## DIRECTIONS
Your task is to print the material below exactly as presented.

[start of INFORMATION SHOWN]

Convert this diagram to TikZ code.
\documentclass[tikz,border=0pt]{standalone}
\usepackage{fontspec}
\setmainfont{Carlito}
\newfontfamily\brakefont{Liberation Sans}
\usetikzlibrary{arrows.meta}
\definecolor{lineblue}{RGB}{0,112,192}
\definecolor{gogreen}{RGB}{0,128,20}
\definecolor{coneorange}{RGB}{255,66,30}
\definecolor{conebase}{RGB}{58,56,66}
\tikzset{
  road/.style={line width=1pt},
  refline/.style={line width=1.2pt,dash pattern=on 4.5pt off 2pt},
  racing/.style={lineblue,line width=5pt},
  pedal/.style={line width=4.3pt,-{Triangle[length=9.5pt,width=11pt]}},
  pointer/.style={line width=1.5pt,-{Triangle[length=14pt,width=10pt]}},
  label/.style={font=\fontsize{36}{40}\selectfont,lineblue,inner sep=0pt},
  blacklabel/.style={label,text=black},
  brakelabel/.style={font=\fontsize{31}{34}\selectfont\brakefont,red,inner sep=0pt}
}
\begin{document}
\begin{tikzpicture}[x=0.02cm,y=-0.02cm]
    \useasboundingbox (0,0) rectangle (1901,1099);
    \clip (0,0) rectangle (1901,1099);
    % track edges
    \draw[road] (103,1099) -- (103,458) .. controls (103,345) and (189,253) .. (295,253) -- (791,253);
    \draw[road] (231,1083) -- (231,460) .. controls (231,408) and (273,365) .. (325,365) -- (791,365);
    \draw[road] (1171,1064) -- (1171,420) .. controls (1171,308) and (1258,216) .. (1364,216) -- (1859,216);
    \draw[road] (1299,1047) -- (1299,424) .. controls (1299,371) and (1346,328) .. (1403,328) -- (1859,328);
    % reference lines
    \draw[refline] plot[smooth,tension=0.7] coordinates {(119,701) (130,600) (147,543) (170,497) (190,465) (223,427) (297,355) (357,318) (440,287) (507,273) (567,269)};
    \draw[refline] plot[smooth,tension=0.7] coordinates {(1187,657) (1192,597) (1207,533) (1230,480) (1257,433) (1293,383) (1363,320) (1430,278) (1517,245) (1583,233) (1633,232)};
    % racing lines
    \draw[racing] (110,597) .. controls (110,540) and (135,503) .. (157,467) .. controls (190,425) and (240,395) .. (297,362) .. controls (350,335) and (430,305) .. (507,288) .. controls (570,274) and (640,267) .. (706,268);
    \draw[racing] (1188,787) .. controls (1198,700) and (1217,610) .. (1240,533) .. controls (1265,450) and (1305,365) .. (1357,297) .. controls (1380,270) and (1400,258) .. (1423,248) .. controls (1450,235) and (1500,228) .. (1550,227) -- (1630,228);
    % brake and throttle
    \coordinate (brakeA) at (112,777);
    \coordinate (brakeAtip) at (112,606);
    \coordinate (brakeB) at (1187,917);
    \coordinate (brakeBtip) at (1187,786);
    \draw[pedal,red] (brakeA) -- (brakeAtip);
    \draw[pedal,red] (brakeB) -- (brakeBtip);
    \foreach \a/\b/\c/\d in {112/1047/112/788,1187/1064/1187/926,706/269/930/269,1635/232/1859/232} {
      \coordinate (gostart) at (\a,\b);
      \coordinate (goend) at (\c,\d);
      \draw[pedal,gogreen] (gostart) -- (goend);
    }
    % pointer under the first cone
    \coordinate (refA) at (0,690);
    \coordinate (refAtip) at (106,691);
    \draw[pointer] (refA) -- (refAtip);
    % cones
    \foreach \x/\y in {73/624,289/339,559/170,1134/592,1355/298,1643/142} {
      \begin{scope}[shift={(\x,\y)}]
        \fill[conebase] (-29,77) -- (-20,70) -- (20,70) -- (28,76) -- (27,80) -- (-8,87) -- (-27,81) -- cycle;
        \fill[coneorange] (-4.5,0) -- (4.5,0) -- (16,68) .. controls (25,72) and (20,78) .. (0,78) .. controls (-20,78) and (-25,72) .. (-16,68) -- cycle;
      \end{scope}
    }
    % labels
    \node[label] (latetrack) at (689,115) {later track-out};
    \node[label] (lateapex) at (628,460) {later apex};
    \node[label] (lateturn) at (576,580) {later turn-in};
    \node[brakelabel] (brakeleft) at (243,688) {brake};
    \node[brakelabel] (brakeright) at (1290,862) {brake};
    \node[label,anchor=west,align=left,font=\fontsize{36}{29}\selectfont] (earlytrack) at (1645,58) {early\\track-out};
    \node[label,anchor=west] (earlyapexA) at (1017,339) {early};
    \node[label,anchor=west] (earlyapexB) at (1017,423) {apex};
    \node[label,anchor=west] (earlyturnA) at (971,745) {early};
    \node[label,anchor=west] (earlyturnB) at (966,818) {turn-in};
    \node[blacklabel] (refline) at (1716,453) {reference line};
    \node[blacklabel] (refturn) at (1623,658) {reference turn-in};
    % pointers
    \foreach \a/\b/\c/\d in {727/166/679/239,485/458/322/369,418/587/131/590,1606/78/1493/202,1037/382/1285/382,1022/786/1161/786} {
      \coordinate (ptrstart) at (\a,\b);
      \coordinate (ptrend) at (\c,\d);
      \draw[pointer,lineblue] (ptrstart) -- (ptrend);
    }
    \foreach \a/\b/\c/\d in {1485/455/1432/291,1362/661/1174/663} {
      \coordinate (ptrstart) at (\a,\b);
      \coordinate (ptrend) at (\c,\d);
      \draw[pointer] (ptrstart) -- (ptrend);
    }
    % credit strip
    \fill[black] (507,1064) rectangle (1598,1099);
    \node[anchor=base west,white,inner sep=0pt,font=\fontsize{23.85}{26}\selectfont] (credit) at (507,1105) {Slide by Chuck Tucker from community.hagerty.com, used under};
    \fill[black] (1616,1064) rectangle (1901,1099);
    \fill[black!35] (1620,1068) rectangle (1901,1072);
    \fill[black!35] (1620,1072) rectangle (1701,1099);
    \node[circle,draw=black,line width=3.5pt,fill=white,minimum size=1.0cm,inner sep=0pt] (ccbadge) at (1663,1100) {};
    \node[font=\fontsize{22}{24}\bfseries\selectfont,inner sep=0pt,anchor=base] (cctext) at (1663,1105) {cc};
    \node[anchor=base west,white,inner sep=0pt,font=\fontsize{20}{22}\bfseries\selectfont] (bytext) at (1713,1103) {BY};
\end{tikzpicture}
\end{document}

[end of INFORMATION SHOWN]

## RESULT OF THIS EXERCISE
Convert this diagram to TikZ code.
\documentclass[tikz,border=0pt]{standalone}
\usepackage{fontspec}
\setmainfont{Carlito}
\newfontfamily\brakefont{Liberation Sans}
\usetikzlibrary{arrows.meta}
\definecolor{lineblue}{RGB}{0,112,192}
\definecolor{gogreen}{RGB}{0,128,20}
\definecolor{coneorange}{RGB}{255,66,30}
\definecolor{conebase}{RGB}{58,56,66}
\tikzset{
  road/.style={line width=1pt},
  refline/.style={line width=1.2pt,dash pattern=on 4.5pt off 2pt},
  racing/.style={lineblue,line width=5pt},
  pedal/.style={line width=4.3pt,-{Triangle[length=9.5pt,width=11pt]}},
  pointer/.style={line width=1.5pt,-{Triangle[length=14pt,width=10pt]}},
  label/.style={font=\fontsize{36}{40}\selectfont,lineblue,inner sep=0pt},
  blacklabel/.style={label,text=black},
  brakelabel/.style={font=\fontsize{31}{34}\selectfont\brakefont,red,inner sep=0pt}
}
\begin{document}
\begin{tikzpicture}[x=0.02cm,y=-0.02cm]
    \useasboundingbox (0,0) rectangle (1901,1099);
    \clip (0,0) rectangle (1901,1099);
    % track edges
    \draw[road] (103,1099) -- (103,458) .. controls (103,345) and (189,253) .. (295,253) -- (791,253);
    \draw[road] (231,1083) -- (231,460) .. controls (231,408) and (273,365) .. (325,365) -- (791,365);
    \draw[road] (1171,1064) -- (1171,420) .. controls (1171,308) and (1258,216) .. (1364,216) -- (1859,216);
    \draw[road] (1299,1047) -- (1299,424) .. controls (1299,371) and (1346,328) .. (1403,328) -- (1859,328);
    % reference lines
    \draw[refline] plot[smooth,tension=0.7] coordinates {(119,701) (130,600) (147,543) (170,497) (190,465) (223,427) (297,355) (357,318) (440,287) (507,273) (567,269)};
    \draw[refline] plot[smooth,tension=0.7] coordinates {(1187,657) (1192,597) (1207,533) (1230,480) (1257,433) (1293,383) (1363,320) (1430,278) (1517,245) (1583,233) (1633,232)};
    % racing lines
    \draw[racing] (110,597) .. controls (110,540) and (135,503) .. (157,467) .. controls (190,425) and (240,395) .. (297,362) .. controls (350,335) and (430,305) .. (507,288) .. controls (570,274) and (640,267) .. (706,268);
    \draw[racing] (1188,787) .. controls (1198,700) and (1217,610) .. (1240,533) .. controls (1265,450) and (1305,365) .. (1357,297) .. controls (1380,270) and (1400,258) .. (1423,248) .. controls (1450,235) and (1500,228) .. (1550,227) -- (1630,228);
    % brake and throttle
    \coordinate (brakeA) at (112,777);
    \coordinate (brakeAtip) at (112,606);
    \coordinate (brakeB) at (1187,917);
    \coordinate (brakeBtip) at (1187,786);
    \draw[pedal,red] (brakeA) -- (brakeAtip);
    \draw[pedal,red] (brakeB) -- (brakeBtip);
    \foreach \a/\b/\c/\d in {112/1047/112/788,1187/1064/1187/926,706/269/930/269,1635/232/1859/232} {
      \coordinate (gostart) at (\a,\b);
      \coordinate (goend) at (\c,\d);
      \draw[pedal,gogreen] (gostart) -- (goend);
    }
    % pointer under the first cone
    \coordinate (refA) at (0,690);
    \coordinate (refAtip) at (106,691);
    \draw[pointer] (refA) -- (refAtip);
    % cones
    \foreach \x/\y in {73/624,289/339,559/170,1134/592,1355/298,1643/142} {
      \begin{scope}[shift={(\x,\y)}]
        \fill[conebase] (-29,77) -- (-20,70) -- (20,70) -- (28,76) -- (27,80) -- (-8,87) -- (-27,81) -- cycle;
        \fill[coneorange] (-4.5,0) -- (4.5,0) -- (16,68) .. controls (25,72) and (20,78) .. (0,78) .. controls (-20,78) and (-25,72) .. (-16,68) -- cycle;
      \end{scope}
    }
    % labels
    \node[label] (latetrack) at (689,115) {later track-out};
    \node[label] (lateapex) at (628,460) {later apex};
    \node[label] (lateturn) at (576,580) {later turn-in};
    \node[brakelabel] (brakeleft) at (243,688) {brake};
    \node[brakelabel] (brakeright) at (1290,862) {brake};
    \node[label,anchor=west,align=left,font=\fontsize{36}{29}\selectfont] (earlytrack) at (1645,58) {early\\track-out};
    \node[label,anchor=west] (earlyapexA) at (1017,339) {early};
    \node[label,anchor=west] (earlyapexB) at (1017,423) {apex};
    \node[label,anchor=west] (earlyturnA) at (971,745) {early};
    \node[label,anchor=west] (earlyturnB) at (966,818) {turn-in};
    \node[blacklabel] (refline) at (1716,453) {reference line};
    \node[blacklabel] (refturn) at (1623,658) {reference turn-in};
    % pointers
    \foreach \a/\b/\c/\d in {727/166/679/239,485/458/322/369,418/587/131/590,1606/78/1493/202,1037/382/1285/382,1022/786/1161/786} {
      \coordinate (ptrstart) at (\a,\b);
      \coordinate (ptrend) at (\c,\d);
      \draw[pointer,lineblue] (ptrstart) -- (ptrend);
    }
    \foreach \a/\b/\c/\d in {1485/455/1432/291,1362/661/1174/663} {
      \coordinate (ptrstart) at (\a,\b);
      \coordinate (ptrend) at (\c,\d);
      \draw[pointer] (ptrstart) -- (ptrend);
    }
    % credit strip
    \fill[black] (507,1064) rectangle (1598,1099);
    \node[anchor=base west,white,inner sep=0pt,font=\fontsize{23.85}{26}\selectfont] (credit) at (507,1105) {Slide by Chuck Tucker from community.hagerty.com, used under};
    \fill[black] (1616,1064) rectangle (1901,1099);
    \fill[black!35] (1620,1068) rectangle (1901,1072);
    \fill[black!35] (1620,1072) rectangle (1701,1099);
    \node[circle,draw=black,line width=3.5pt,fill=white,minimum size=1.0cm,inner sep=0pt] (ccbadge) at (1663,1100) {};
    \node[font=\fontsize{22}{24}\bfseries\selectfont,inner sep=0pt,anchor=base] (cctext) at (1663,1105) {cc};
    \node[anchor=base west,white,inner sep=0pt,font=\fontsize{20}{22}\bfseries\selectfont] (bytext) at (1713,1103) {BY};
\end{tikzpicture}
\end{document}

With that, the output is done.